A staff engineer at a fintech company came in convinced he had a meeting problem. He was spending six to eight hours per week in meetings — not unusual for someone at his level — and feeling like he never had time to write code. His instinct was to get some of those meetings off his calendar.
What the Data Actually Showed
After setting up four layers — Deep Coding, Meetings, Code Review, Admin — and tracking for two weeks, the meeting total confirmed his estimate: about 30% of his work hours, roughly seven hours per week. By most benchmarks, that is a manageable meeting load for a staff engineer.
The problem was not the total. It was the distribution. His meetings were scattered throughout every day — a standup at 9:30, a planning call at 11, a 1:1 at 2, a review at 4. Across the full two weeks, he had four contiguous coding windows of 90 minutes or longer. Four. In two weeks.
The research benchmark for meaningful engineering work is three hours of uninterrupted time. He was getting that twice a week at best. Everything else was coding in fragments — and coding in fragments is largely an illusion of productivity.
The Real Constraint
He was not blocked from deep work by total meeting load. He was blocked by distribution. Each individual meeting was defensible. Together, they created a calendar where no day had a usable chunk of focused time.
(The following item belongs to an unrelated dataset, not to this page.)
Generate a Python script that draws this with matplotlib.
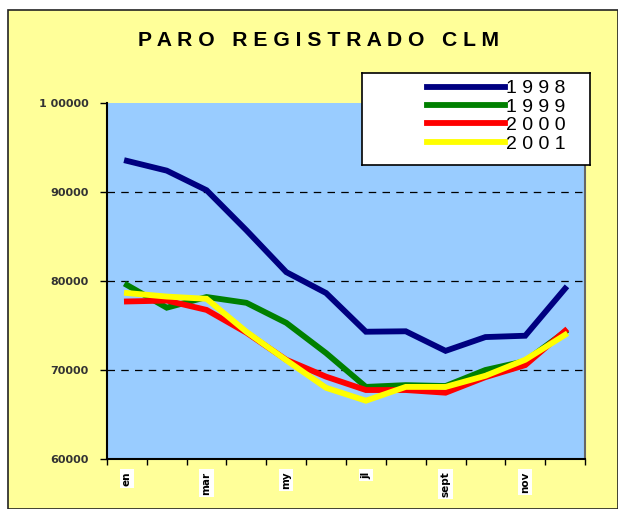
import matplotlib
matplotlib.use('Agg')
import matplotlib.pyplot as plt
import numpy as np

# datos (paro registrado por mes)
months = ['en', 'feb', 'mar', 'abr', 'my', 'jun', 'jl', 'ag', 'sept', 'oct', 'nov', 'dic']
shown_labels = ['en', 'mar', 'my', 'jl', 'sept', 'nov']
years = ['1998', '1999', '2000', '2001']
paro_1998 = [93500, 92400, 90200, 85700, 81000, 78650, 74300, 74350, 72150, 73700, 73850, 79150]
paro_1999 = [79550, 77000, 78200, 77550, 75300, 71900, 68100, 68300, 68200, 70000, 71000, 74300]
paro_2000 = [77700, 77800, 76750, 74200, 71150, 69250, 67750, 67750, 67450, 69200, 70550, 74400]
paro_2001 = [78650, 78250, 78000, 74300, 71100, 68000, 66550, 68100, 68100, 69350, 71150, 73950]
colors = ['#000080', '#008000', '#FF0000', '#FFFF00']
yticks = [60000, 70000, 80000, 90000, 100000]
ytick_labels = ['60000', '70000', '80000', '90000', '1 00000']

W, H = 618, 509
fig = plt.figure(figsize=(W / 100, H / 100), dpi=100)
fig.patch.set_facecolor('white')

# fondo amarillo con borde
bg = plt.Rectangle((8 / W, 0), 1 - 8 / W, 1 - 10 / H, transform=fig.transFigure,
                   facecolor='#FFFF99', edgecolor='#222222', linewidth=1.2, zorder=-10)
fig.add_artist(bg)

ax = fig.add_axes([107 / W, 1 - 459 / H, 478 / W, 356 / H])
ax.set_facecolor('#99CCFF')

x = np.arange(len(months))
series = [paro_1998, paro_1999, paro_2000, paro_2001]
lines = []
for vals, c, yr in zip(series, colors, years):
    ln, = ax.plot(x, vals, color=c, linewidth=4.2, solid_joinstyle='miter', label=' '.join(yr))
    lines.append(ln)

ax.set_xlim(-0.5, len(months) - 0.5)
ax.set_ylim(60000, 100000)
ax.set_yticks(yticks)
ax.set_yticklabels(ytick_labels, fontsize=8, fontweight='bold', color='#333333',
                   family='DejaVu Sans')
ax.tick_params(axis='y', direction='out', length=5, width=1, pad=8)
for yv in yticks[1:-1]:
    ax.axhline(yv, color='black', linestyle=(0, (6, 5)), linewidth=0.9, zorder=1)

ax.set_xticks(np.arange(-0.5, len(months), 1.0))
ax.set_xticklabels([])
ax.tick_params(axis='x', which='major', direction='out', length=4, width=1)
ax.set_xticks(x[::2], minor=True)
ax.set_xticklabels(shown_labels, minor=True, rotation=90, fontsize=7.5,
                   fontweight='bold', va='top', family='DejaVu Sans')
ax.tick_params(axis='x', which='minor', length=0, pad=9)
for lbl in ax.get_xticklabels(minor=True):
    lbl.set_bbox(dict(facecolor='white', edgecolor='none', pad=1.5))

for s in ['left', 'bottom']:
    ax.spines[s].set_linewidth(1.5)
ax.spines['top'].set_visible(False)
ax.spines['right'].set_color('#666666')
ax.spines['right'].set_linewidth(1.5)

fig.text(318 / W, 1 - 40 / H, 'P A R O   R E G I S T R A D O   C L M', ha='center',
         va='center', fontsize=15.2, fontweight='bold', family='Liberation Sans')

# leyenda en caja blanca
lax = fig.add_axes([362 / W, 1 - 165 / H, 228 / W, 92 / H])
lax.set_facecolor('white')
lax.set_xticks([])
lax.set_yticks([])
for s in lax.spines.values():
    s.set_linewidth(1.2)
leg = lax.legend(lines, [ln.get_label() for ln in lines], loc='upper left',
                 bbox_to_anchor=(57 / 228, 1.01), frameon=False,
                 handlelength=4.0, handletextpad=0.1, labelspacing=0.04,
                 borderaxespad=0, prop={'family': 'Liberation Sans', 'size': 14})
for h in leg.get_lines():
    h.set_linewidth(4.2)

fig.savefig('out.png', dpi=100, facecolor=fig.get_facecolor())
The six hours of meetings per week were effectively costing him the ability to do engineering work at all — not because of the time they took, but because of what they did to the time around them.
The Changes
He worked with his manager to consolidate. All standup and planning meetings moved to morning blocks: standup at 9:30, planning on Tuesday and Thursday at 10. The 1:1s and reviews moved to the early afternoon — 1pm and 2pm slots. The goal was not to reduce meetings. It was to create three uninterrupted afternoon coding blocks of three hours or more per week.
The Result
Within a month, his contiguous coding windows had gone from four per two weeks to twelve. Total meetings per week: approximately the same as before. Total effective engineering hours: dramatically higher. He calculated roughly 12 additional hours of useful work per month — not from working more, but from changing when the interruptions happened.
This is the meeting drag problem. It is not usually about too many meetings. It is about meetings distributed in a way that makes focused work structurally impossible. The fix is not fewer meetings — it is better placement.